Dropbox Security: Good Enough?


I don’t intend to argue the merits of the suit, except to say that I’m skeptical that people really know what they mean when they say “best practice.” (I’ve written critically about that term “best practice” before.)

Dropbox has apparently clarified its description of how files are secured on their servers.  They made it clear that customer data can be accessed by “a small number of employees who must be able to access user data for the reasons stated in our privacy policy (e.g., when legally required to do so).”

Some people seem to be outraged by this revelation and are showing their displeasure by cancelling their Dropbox accounts.

Should you do likewise?  If you honestly feel deceived, perhaps you should.  But if you’re more concerned about the confidentiality of your data, Dropbox is still a reasonable choice.

The answer to the question, “is X secure?” is never just yes or no.  The correct question to ask is “how secure is X, given some risk Y?”  In other words, there is no absolute standard of security, but it is relative to the value of the information and the loss that would occur if it were compromised (i.e. risk).   This question applies to all external (cloud) services.

If you have very high value information, like national security secrets or future winning lottery numbers, Dropbox is not the place for you.  But what about things like customer information, credit card information, or electronic health records?  — you know, the practical data organizations deal with every day.  Are these things safe on Dropbox?  I would make the arguments that they are, and probably more so than if you kept them on your own systems.
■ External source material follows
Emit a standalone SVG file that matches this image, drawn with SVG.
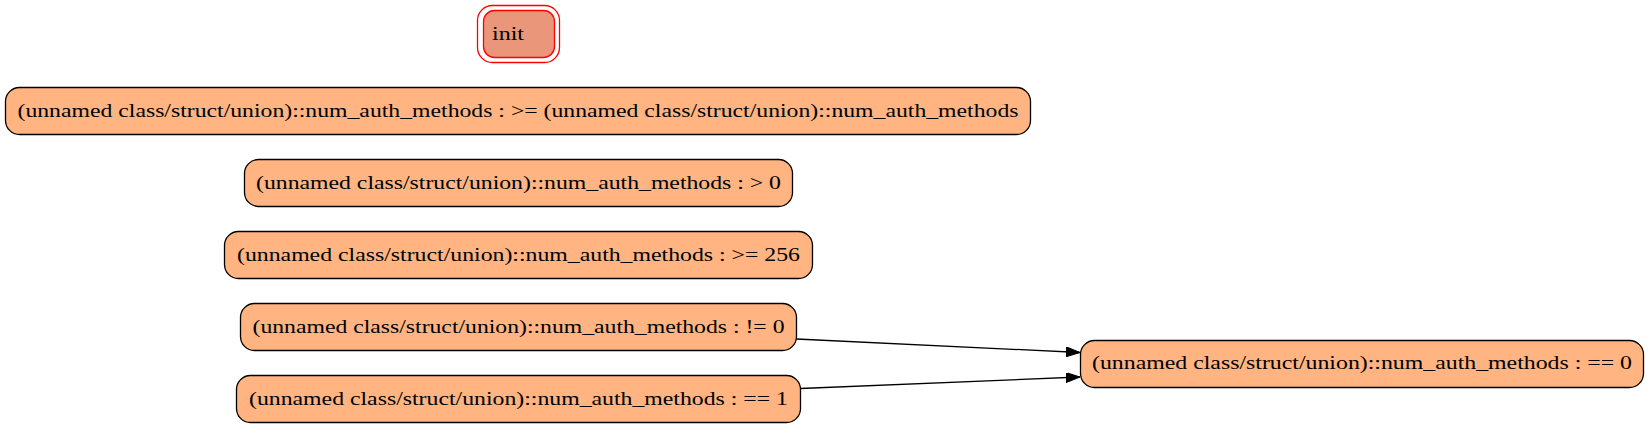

While the FTC complaint alleges that industry best practices are not followed, Dropbox’s revised description of their practices (if their website is to be believed) certainly fall into the realm of reasonable and prudent.  Specifically, they:

  • Encrypt data at rest
  • Encrypt data in transit
  • Provide administrative and technical controls to prevent disclosure by privileged staff.

That last point may need some explaining.  It’s not necessary that no one have access to your data, only that the people who do are prevented from misusing that access.  Is that an ironclad guarantee of protection? No, but it’s reasonable and prudent, and that’s what most regulations such as HIPAA and SOX require.

There are those who will say, “I don’t trust anybody else with my data.”  They will argue that a more secure storage system is one where only you have the encryption key.  Since only you can decrypt the data, the storage provider can’t access it legitimately or illegitimately, so your data is more secure.

Well, maybe.  What you’ve done is transfer the responsibility from the storage provider back to yourself.  That may or may not be a good thing. Unless you have a well-thought-out security plan, you’re probably not doing as good a job as Dropbox is, even with their allegedly misleading advertising.

Here are just a few questions I would ask you:  how well do you protect access to your data before it is encrypted?  Who has access to the key?  How is that access controlled?  Is access to the data logged?  Can it be audited? Is the encryption key backed up?  If your laptop is stolen, can you recover the key? Could a rogue employee steal the key or hold it for ransom?

My experience is that most organizations don’t even come close to having acceptable answers to these questions.  For those organizations, storing data at a provider, even an allegedly deceptive one like Dropbox, is actually an improvement over managing security on their own.

Dropbox may or may not have mislead their customers, but their storage system provides reasonable security for most commercial uses.